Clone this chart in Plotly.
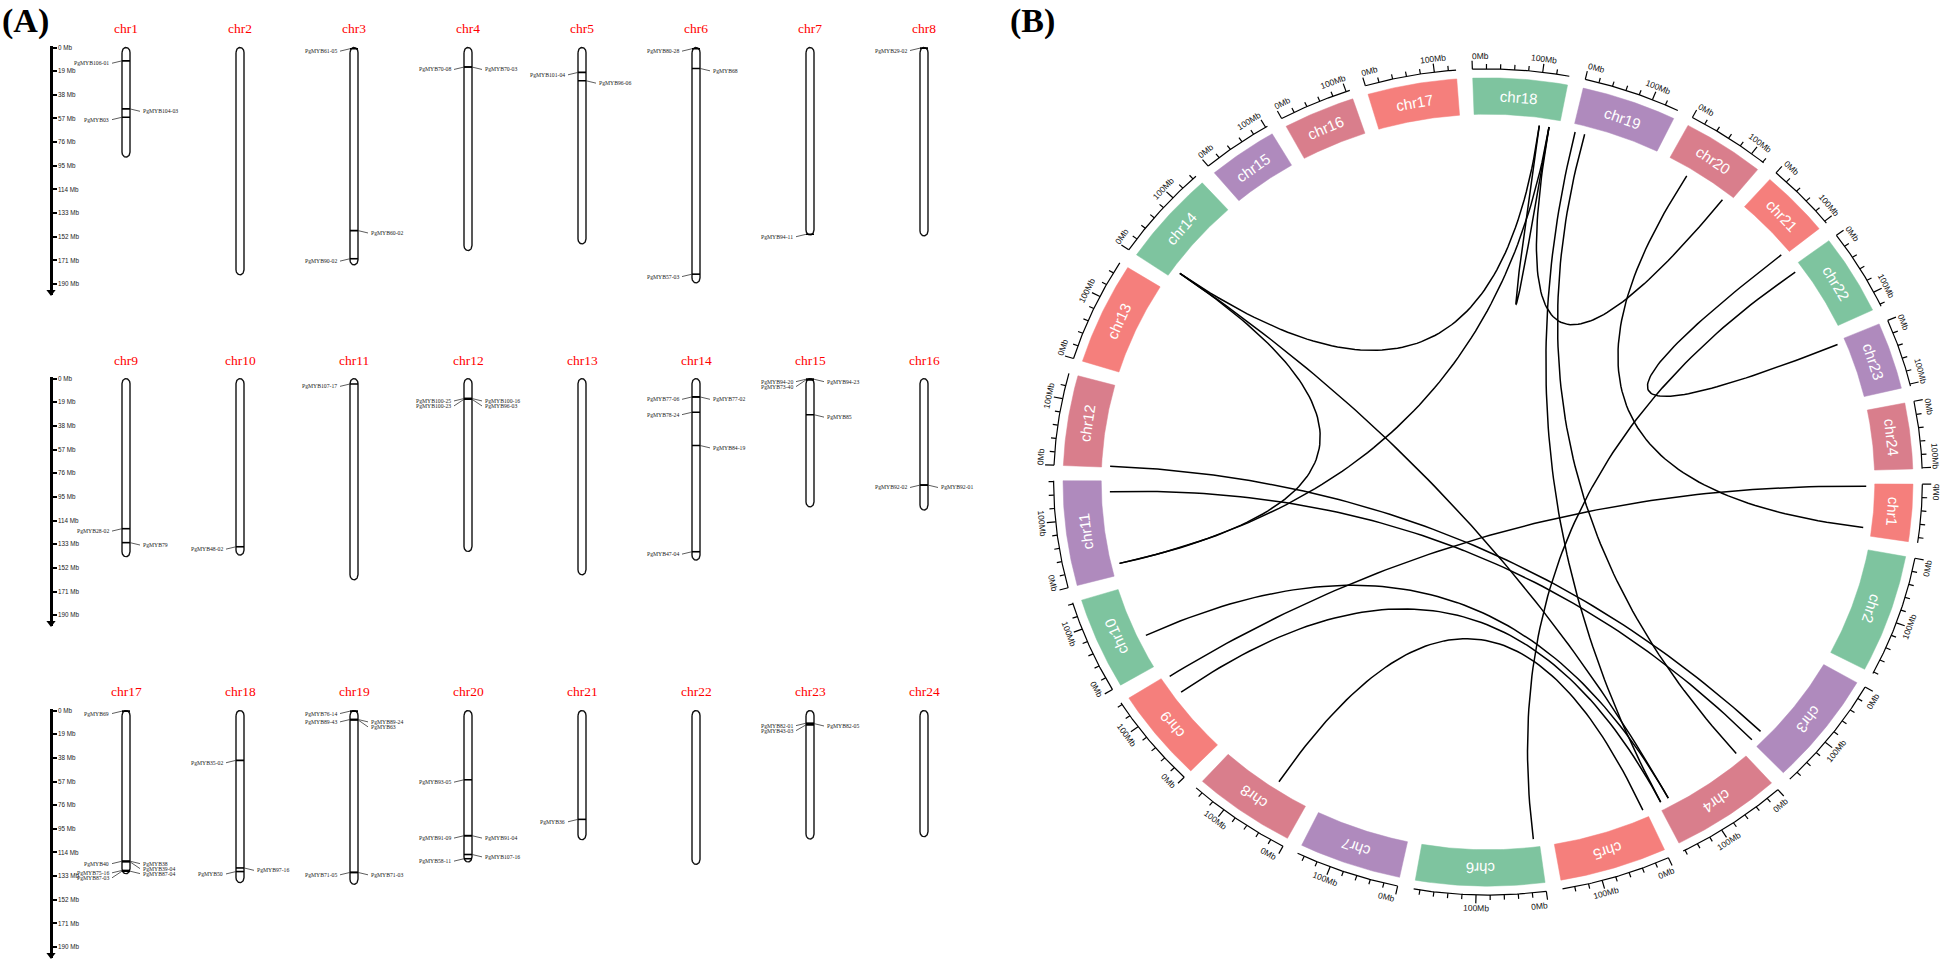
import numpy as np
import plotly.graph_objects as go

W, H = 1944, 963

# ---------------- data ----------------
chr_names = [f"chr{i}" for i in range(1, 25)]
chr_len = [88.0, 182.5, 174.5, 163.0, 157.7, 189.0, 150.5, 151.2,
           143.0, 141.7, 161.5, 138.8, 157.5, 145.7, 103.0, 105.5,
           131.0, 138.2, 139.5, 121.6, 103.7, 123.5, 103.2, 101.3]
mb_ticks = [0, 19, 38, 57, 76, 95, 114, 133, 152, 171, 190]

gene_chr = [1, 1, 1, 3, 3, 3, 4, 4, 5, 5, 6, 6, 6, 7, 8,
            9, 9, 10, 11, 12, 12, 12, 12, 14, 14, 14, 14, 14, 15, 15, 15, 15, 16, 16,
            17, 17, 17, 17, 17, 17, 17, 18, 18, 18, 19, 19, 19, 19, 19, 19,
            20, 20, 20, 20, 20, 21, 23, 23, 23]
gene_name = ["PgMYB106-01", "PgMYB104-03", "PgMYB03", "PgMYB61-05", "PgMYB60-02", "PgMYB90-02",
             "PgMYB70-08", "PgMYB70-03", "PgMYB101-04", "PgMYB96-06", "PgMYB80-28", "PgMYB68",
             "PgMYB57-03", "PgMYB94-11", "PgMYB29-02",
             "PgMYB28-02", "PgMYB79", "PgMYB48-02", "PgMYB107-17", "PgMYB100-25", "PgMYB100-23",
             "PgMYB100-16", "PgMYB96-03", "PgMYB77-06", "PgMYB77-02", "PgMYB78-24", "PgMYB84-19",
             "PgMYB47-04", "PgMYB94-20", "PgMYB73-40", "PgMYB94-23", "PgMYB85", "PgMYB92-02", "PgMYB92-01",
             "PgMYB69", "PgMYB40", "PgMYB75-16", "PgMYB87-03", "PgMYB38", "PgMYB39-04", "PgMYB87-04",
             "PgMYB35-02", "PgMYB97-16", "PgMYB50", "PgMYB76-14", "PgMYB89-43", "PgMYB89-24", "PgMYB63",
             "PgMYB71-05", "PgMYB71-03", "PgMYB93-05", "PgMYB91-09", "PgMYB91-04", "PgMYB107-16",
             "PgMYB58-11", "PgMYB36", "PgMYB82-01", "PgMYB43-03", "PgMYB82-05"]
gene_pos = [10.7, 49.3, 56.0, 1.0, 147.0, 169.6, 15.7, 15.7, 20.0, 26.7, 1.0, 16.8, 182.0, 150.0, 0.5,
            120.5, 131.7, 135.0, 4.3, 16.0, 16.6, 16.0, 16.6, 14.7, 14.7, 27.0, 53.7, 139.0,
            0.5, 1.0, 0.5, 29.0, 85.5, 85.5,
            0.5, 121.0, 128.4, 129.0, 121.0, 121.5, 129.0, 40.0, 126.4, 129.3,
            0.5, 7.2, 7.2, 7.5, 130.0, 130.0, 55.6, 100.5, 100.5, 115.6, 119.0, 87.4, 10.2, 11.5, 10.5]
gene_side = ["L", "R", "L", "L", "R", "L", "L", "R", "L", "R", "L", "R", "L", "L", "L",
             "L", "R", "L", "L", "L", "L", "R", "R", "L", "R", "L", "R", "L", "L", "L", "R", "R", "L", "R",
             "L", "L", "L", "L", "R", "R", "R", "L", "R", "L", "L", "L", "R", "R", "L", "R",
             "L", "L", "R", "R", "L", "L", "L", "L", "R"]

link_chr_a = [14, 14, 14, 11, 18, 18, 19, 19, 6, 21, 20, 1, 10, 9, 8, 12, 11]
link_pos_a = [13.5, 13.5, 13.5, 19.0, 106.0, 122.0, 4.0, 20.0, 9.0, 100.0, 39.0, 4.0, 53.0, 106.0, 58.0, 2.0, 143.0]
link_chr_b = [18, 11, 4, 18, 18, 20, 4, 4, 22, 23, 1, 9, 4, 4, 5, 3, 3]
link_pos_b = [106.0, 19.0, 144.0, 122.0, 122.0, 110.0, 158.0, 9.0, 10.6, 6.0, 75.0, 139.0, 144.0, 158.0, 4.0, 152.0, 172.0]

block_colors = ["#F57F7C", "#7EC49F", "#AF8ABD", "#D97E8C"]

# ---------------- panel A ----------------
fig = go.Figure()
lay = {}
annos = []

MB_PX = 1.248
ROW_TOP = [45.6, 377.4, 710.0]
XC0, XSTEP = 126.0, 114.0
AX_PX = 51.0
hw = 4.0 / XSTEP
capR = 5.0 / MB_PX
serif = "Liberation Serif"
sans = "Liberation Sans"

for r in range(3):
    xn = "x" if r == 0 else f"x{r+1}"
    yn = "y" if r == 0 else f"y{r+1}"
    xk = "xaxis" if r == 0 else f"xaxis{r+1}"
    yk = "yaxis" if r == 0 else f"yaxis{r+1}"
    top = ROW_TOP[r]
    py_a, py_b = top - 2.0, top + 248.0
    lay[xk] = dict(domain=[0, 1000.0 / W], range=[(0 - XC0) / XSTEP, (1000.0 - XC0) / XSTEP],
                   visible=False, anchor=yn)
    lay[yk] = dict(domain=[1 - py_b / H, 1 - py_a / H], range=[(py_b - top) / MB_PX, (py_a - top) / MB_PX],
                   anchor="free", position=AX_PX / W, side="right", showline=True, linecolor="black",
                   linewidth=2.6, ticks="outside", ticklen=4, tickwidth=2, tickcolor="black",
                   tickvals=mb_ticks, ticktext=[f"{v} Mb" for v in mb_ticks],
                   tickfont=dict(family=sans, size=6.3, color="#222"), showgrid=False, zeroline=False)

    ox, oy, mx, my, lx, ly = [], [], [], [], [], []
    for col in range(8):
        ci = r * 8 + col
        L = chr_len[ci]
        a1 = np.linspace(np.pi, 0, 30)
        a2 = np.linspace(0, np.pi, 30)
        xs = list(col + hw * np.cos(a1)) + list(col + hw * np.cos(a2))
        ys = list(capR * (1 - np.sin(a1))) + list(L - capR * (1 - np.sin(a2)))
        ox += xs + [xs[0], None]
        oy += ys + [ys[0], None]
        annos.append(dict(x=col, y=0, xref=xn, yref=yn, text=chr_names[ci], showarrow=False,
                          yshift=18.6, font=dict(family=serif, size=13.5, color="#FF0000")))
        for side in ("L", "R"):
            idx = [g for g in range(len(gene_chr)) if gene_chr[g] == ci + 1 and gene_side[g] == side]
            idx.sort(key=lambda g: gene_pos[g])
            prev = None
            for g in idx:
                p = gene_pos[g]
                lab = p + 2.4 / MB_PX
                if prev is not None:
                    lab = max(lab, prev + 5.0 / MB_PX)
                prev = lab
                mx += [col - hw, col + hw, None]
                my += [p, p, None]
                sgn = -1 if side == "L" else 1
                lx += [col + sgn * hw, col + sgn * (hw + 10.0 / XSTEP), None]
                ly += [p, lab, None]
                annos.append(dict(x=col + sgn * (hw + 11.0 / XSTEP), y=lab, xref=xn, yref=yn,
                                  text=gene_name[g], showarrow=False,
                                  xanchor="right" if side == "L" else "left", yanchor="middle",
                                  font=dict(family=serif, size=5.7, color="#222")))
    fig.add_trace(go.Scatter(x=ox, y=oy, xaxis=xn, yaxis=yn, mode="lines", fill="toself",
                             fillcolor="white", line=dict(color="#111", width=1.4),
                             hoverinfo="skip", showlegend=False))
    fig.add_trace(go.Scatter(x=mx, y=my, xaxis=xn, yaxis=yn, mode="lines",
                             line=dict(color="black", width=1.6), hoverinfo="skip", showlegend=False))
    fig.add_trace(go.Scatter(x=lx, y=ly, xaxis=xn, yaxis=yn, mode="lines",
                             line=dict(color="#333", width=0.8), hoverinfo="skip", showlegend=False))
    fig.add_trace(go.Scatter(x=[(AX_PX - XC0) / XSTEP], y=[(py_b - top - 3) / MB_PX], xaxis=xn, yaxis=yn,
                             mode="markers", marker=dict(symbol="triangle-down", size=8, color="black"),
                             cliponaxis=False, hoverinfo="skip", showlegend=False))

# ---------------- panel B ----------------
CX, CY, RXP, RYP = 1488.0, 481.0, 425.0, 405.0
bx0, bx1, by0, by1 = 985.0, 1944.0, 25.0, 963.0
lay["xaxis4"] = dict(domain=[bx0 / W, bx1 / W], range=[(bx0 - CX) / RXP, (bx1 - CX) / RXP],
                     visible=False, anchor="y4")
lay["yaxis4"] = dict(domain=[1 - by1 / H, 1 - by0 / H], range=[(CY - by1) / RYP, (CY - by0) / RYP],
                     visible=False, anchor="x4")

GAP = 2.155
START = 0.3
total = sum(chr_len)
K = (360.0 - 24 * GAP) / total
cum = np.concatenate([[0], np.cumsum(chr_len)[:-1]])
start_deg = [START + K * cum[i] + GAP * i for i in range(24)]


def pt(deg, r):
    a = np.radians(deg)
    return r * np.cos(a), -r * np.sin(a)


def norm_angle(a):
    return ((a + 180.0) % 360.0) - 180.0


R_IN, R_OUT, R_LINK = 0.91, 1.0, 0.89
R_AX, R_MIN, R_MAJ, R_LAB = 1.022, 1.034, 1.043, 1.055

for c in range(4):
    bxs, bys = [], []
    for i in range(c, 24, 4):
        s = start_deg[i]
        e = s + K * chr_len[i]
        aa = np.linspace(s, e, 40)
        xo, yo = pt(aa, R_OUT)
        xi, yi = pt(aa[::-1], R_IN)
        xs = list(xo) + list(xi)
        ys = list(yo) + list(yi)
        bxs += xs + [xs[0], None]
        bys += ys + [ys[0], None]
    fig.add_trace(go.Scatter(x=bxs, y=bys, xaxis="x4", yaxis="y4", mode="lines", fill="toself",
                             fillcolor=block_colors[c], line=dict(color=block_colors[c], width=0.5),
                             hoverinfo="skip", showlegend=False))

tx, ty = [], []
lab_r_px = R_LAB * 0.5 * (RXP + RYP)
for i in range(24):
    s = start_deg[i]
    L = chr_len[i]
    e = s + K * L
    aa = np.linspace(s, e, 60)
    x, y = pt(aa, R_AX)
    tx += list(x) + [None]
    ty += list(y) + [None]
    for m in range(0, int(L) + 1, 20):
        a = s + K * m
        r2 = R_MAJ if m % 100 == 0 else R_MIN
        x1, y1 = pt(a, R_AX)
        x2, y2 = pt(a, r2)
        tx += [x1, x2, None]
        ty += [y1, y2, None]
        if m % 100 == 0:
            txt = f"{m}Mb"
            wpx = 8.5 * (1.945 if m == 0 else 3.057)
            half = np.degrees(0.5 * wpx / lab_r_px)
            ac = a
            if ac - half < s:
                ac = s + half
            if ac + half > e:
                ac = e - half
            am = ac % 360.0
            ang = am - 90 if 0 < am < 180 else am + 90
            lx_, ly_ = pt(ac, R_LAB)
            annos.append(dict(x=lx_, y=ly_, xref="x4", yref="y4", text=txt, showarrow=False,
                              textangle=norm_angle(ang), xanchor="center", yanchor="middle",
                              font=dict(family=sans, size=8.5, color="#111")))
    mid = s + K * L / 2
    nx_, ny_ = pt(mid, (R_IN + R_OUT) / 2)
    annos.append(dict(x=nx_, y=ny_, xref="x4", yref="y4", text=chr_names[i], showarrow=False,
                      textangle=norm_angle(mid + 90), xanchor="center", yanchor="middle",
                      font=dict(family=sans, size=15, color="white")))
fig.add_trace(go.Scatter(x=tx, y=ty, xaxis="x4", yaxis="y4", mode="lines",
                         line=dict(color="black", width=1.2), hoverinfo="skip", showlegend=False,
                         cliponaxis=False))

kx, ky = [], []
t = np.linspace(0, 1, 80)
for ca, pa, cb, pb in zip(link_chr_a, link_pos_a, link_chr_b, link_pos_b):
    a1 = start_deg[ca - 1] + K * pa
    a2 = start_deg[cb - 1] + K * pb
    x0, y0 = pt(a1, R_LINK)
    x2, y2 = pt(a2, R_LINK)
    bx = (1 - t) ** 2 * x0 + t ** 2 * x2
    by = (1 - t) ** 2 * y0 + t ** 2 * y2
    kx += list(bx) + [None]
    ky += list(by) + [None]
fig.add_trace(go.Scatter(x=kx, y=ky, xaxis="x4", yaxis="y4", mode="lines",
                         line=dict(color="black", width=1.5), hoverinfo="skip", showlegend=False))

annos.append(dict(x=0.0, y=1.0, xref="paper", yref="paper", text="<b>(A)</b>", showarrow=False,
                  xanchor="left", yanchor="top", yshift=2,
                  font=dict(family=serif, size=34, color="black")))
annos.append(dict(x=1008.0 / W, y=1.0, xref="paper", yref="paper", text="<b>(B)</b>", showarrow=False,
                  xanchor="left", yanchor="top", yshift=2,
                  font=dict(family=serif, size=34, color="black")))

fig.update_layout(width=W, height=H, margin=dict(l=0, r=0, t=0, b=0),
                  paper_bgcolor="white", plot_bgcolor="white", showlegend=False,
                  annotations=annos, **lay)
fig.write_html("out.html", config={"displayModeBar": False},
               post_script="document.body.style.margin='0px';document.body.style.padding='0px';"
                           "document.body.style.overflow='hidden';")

------------------------------

Pictures stay out. Repeat only the lines from the beginning of the data through the line that has "152, 171, 190]".

__Result for this task__.
Clone this chart in Plotly.
import numpy as np
import plotly.graph_objects as go

W, H = 1944, 963

# ---------------- data ----------------
chr_names = [f"chr{i}" for i in range(1, 25)]
chr_len = [88.0, 182.5, 174.5, 163.0, 157.7, 189.0, 150.5, 151.2,
           143.0, 141.7, 161.5, 138.8, 157.5, 145.7, 103.0, 105.5,
           131.0, 138.2, 139.5, 121.6, 103.7, 123.5, 103.2, 101.3]
mb_ticks = [0, 19, 38, 57, 76, 95, 114, 133, 152, 171, 190]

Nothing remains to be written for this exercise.